** start Given information **
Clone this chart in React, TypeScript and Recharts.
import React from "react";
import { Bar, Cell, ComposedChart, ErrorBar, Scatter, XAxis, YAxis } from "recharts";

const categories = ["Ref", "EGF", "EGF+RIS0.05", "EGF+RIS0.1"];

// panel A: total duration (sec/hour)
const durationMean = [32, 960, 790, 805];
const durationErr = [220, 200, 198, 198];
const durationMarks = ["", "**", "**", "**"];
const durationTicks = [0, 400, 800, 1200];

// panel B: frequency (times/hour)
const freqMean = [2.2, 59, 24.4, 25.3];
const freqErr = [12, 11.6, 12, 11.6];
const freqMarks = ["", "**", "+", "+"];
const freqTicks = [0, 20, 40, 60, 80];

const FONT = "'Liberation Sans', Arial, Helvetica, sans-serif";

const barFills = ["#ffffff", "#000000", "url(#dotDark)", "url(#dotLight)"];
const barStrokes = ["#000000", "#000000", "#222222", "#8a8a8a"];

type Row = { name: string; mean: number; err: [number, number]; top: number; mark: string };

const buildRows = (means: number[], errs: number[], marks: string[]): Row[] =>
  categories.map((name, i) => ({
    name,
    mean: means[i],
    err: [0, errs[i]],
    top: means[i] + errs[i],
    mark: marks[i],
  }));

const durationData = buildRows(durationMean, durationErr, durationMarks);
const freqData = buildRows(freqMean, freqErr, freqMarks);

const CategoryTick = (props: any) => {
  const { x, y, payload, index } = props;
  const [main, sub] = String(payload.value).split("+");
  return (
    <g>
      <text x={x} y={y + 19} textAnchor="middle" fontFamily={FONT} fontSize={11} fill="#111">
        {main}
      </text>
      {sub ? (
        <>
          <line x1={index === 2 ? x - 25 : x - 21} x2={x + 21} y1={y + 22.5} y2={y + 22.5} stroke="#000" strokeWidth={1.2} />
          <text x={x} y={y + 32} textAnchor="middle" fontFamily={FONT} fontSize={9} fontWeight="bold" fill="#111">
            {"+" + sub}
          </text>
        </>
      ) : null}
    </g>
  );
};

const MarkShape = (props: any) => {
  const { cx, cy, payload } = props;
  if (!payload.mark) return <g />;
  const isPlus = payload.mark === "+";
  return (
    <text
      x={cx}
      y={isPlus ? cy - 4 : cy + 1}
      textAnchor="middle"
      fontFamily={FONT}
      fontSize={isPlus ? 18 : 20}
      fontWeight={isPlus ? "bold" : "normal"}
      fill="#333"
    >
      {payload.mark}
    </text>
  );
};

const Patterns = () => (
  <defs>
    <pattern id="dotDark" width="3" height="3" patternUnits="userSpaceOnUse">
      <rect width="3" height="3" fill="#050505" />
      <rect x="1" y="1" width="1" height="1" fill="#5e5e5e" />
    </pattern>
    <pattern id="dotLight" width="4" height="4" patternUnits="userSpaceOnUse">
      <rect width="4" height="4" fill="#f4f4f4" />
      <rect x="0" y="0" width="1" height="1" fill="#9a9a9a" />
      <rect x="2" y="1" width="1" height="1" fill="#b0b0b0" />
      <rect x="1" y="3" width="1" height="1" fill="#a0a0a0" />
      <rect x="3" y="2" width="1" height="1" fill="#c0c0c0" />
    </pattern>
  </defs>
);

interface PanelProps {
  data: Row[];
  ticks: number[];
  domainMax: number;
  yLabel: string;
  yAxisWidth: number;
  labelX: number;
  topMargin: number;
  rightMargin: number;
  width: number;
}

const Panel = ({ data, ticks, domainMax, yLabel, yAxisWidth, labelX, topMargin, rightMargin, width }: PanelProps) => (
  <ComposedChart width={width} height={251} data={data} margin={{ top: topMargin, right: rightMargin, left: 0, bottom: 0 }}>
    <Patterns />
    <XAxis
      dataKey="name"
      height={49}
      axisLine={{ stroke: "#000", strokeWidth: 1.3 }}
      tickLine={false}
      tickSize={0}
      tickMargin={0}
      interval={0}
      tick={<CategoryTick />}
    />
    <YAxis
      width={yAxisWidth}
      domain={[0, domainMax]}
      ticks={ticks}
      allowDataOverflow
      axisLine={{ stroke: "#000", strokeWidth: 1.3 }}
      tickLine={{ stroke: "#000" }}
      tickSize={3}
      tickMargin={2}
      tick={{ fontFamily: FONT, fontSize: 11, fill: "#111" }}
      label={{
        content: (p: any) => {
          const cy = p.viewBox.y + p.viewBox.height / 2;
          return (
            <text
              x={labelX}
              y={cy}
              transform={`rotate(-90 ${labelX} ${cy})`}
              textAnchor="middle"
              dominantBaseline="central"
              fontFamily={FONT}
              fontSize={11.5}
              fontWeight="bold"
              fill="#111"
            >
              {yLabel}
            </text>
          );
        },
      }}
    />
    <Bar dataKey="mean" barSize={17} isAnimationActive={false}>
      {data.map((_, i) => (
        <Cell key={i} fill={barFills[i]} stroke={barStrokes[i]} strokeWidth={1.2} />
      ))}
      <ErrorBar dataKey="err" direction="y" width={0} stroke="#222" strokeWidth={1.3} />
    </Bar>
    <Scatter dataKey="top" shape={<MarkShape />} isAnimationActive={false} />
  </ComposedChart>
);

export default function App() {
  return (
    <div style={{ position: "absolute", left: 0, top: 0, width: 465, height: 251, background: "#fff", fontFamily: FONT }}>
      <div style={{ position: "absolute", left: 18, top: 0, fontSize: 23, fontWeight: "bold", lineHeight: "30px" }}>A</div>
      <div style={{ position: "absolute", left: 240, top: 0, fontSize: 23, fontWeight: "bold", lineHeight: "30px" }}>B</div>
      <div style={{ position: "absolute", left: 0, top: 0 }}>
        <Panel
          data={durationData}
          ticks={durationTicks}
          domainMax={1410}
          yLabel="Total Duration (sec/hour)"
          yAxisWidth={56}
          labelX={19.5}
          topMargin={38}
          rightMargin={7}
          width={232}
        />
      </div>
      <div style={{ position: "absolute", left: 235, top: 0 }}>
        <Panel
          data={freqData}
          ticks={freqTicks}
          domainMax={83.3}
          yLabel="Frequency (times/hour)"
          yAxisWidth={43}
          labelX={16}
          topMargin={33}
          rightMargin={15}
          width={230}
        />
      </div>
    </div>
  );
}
** end Given information **
— Task to complete —
Everything from the first line of the data through the line containing "const durationTicks = [0, 400, 800, 1200];" should be echoed exactly. Add nothing.

— Solved exercise —
Clone this chart in React, TypeScript and Recharts.
import React from "react";
import { Bar, Cell, ComposedChart, ErrorBar, Scatter, XAxis, YAxis } from "recharts";

const categories = ["Ref", "EGF", "EGF+RIS0.05", "EGF+RIS0.1"];

// panel A: total duration (sec/hour)
const durationMean = [32, 960, 790, 805];
const durationErr = [220, 200, 198, 198];
const durationMarks = ["", "**", "**", "**"];
const durationTicks = [0, 400, 800, 1200];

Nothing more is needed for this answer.